I Cannot Always Make It Better

Dear Daughter,

You are finally asleep in a wrap against my chest. It is 5:28AM, and for the past two hours something has been bothering you.

Most of your days are spent without much in the way of crying. You communicate clearly and I know when you need a diaper change, to be held, to be nursed, to move, to have your legs bicycled to let go of gas, or to be bounced for a burp.

Sometimes, though, something bothers you and I cannot find the cause. I step through each of the things that could be bothering you. I hold you skin to skin. I rub your body gently to see if there is an itch hidden somewhere. I talk to you and show you things which temporarily distract you. I read from a book, as my voice sometimes soothes you when nothing else does. You did not want to comfort nurse, you did not want to dance, you did not want to watch the ceiling fan, to be naked, to be bathed. You did not want to sit upright, you did not want to lay down, you did not want to be skin to skin, you did not want to be swaddled, you did not want a fuzzy blanket, and you did not want to lay side by side and nurse between cotton sheets skin to skin. You did not want the light off, but were not much happier with it on. You soothed momentarily with each thing that I did before letting me know that it was not the answer.

I cannot always make it better. This does not mean that you need me less. Some say that it makes no difference if you cry in my arms or in your crib once I’ve made sure that everything is “okay” and that you’re fed , dry and warm.

I disagree. I can hold you while you cry. I can whisper. I can keep trying things to find the answer. I can show you now in your infancy what I will show you for the rest of your life: Comfort is always free and there are never any strings attached.
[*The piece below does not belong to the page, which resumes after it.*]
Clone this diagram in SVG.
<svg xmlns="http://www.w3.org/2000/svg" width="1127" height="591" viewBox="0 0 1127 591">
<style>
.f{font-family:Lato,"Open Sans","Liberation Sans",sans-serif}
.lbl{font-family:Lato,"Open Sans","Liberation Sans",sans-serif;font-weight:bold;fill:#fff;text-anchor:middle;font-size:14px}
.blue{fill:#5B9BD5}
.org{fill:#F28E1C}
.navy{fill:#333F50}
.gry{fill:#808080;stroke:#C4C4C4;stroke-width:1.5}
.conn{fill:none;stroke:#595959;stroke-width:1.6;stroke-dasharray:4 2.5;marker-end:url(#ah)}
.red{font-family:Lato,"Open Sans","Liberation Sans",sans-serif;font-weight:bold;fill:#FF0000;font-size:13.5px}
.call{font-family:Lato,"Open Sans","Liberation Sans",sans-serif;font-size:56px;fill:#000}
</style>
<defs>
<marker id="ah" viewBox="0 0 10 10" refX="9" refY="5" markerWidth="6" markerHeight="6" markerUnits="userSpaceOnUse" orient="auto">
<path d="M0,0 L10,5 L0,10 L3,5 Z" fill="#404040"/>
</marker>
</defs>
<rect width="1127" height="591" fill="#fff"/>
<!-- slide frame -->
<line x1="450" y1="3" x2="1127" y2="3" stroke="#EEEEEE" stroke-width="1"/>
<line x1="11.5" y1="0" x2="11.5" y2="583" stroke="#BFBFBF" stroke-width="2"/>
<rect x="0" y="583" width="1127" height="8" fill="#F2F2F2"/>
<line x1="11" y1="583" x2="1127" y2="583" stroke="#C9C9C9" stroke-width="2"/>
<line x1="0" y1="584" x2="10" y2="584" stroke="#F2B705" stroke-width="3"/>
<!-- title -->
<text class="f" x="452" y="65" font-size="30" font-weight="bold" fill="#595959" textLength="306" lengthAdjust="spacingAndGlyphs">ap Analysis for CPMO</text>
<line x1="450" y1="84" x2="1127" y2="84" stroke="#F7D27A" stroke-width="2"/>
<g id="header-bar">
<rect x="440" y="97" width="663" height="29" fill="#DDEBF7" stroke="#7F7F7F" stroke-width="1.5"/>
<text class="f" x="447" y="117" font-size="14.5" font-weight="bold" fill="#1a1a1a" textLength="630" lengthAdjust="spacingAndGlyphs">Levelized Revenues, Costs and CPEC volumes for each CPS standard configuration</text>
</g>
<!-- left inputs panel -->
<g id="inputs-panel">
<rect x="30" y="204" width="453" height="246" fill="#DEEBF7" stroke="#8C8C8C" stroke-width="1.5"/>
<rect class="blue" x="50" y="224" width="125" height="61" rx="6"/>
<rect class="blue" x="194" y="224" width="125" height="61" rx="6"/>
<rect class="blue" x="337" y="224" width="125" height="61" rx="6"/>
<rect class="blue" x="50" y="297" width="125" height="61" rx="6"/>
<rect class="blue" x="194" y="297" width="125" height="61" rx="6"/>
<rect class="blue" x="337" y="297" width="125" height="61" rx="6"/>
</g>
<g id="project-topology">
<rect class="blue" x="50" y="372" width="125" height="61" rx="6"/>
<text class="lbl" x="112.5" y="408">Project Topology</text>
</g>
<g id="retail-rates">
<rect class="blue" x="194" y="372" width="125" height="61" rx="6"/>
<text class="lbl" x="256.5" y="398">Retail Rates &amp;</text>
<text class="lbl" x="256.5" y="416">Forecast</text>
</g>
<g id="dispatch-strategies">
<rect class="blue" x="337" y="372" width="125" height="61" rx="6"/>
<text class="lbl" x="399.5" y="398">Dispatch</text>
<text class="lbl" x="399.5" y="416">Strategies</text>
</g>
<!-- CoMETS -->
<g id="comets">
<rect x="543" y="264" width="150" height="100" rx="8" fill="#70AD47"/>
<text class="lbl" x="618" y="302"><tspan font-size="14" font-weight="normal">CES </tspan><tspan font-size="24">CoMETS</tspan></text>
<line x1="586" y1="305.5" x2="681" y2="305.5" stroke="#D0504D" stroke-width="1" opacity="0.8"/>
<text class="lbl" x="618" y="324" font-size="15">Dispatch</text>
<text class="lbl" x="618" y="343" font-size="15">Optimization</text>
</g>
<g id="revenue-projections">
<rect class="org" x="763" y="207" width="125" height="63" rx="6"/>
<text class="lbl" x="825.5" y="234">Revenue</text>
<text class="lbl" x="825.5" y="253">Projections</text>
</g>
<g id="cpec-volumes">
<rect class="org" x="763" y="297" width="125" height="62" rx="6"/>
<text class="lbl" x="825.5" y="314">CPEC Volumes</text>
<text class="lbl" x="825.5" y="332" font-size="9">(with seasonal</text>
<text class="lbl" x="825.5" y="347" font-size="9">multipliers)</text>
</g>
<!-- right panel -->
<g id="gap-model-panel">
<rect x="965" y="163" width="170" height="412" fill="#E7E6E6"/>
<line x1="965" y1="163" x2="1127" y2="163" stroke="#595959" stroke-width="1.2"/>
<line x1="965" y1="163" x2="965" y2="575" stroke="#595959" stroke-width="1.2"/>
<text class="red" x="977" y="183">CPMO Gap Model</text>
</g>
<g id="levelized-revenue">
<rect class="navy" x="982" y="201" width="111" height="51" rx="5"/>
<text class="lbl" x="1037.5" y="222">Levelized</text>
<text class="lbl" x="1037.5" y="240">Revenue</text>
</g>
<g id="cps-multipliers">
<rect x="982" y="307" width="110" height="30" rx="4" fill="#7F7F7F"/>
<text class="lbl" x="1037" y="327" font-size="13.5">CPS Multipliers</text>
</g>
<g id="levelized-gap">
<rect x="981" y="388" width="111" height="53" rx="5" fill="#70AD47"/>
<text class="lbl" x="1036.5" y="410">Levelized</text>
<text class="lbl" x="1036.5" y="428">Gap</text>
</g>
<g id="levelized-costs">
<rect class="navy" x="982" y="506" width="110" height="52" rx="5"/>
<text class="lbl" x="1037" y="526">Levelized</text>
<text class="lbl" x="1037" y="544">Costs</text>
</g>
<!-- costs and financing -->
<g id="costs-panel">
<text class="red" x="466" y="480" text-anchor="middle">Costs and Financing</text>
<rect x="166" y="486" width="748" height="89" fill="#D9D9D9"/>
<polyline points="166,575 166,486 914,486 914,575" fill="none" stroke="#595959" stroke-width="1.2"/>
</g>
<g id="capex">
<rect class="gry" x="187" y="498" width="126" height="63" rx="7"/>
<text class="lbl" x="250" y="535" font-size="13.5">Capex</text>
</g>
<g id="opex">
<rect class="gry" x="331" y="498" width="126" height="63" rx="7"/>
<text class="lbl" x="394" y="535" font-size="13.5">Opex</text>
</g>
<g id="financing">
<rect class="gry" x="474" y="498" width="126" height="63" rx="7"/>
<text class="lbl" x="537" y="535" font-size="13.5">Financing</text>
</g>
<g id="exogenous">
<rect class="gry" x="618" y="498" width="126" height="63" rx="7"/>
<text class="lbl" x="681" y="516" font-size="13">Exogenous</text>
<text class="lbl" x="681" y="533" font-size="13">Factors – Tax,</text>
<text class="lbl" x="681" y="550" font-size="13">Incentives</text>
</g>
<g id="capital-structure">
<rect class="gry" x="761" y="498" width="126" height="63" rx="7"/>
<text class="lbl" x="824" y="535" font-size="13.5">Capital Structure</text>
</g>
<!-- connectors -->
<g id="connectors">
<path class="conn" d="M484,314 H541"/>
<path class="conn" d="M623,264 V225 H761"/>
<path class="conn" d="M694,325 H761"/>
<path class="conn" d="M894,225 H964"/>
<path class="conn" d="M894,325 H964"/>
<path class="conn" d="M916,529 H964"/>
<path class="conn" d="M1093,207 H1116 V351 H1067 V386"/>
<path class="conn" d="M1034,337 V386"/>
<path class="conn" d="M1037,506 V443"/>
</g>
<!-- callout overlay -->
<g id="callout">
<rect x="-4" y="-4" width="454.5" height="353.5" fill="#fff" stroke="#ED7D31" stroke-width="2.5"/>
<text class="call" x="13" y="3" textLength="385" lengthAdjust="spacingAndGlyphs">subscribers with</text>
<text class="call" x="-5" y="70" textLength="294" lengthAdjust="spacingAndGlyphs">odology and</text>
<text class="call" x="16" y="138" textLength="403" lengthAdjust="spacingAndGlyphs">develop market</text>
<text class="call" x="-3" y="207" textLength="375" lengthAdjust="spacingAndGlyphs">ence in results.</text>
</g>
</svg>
I love you when you’re happy, and I love you when you’re screaming in my ear. I am not afraid to hold you when you cry. I cannot always make it better, but I will always try to be there for you.

<3 Mama

7 thoughts on “I Cannot Always Make It Better

  1. I still find it so hard to let it go with my 2nd baby (7 1/2 mths)…
    Your words are so comforting, thank you !

    (I can’t wait for your take on solid food and failed attempt !)
    😀

  2. Wonderful post, and I couldn’t agree more. My daughter was crying a lot this past weekend due to extra gas, and I walked her around the back yard singing to her while patting her back. She still kept crying on and off, but she was at least comforted. Though a car ride ended up settling her further.

  3. I have just found this blog tonight. It is truly amazing. I wish that I had found this while I was pregnant and then nursing my now 1 yr old son.

    We have been weaned for about three and a half weeks. I do believe it was the right time for us, but it would have been wonderful to be able to read about your ups and downs with breast feeding in the early days.

    Even though I am not breast feeding right now, this website is truly a work of art and a comfort to read. Thank you so much for sharing this experience so beautifully (sometimes painfully. We’ve all been there I now see) and so eloquently.

  4. This post made me cry. My little one has been fussy and upset lately and I don’t know why. I feel the same as you. When he cries it hurts my heart. At least if I’m holding him I feel like I’m doing everything I can for him. And I know in a little less than two months I’ll be going back to work and I’ll miss this time of cuddling and comfort with every fiber of my being.

  5. I am holding my sleeping 2.5 month old and wondering if I should begin putting her in her bed to let her CIO. I have never done that and have no desire to but she is a sleep fighter and usually ends up crying it out in my arms anyway. I have begun to wonder if it would be easier to simply put her to bed and let her figure it out. Thank you for reminding me that it’s always better to cry in mama’s arms. I enjoy your blog.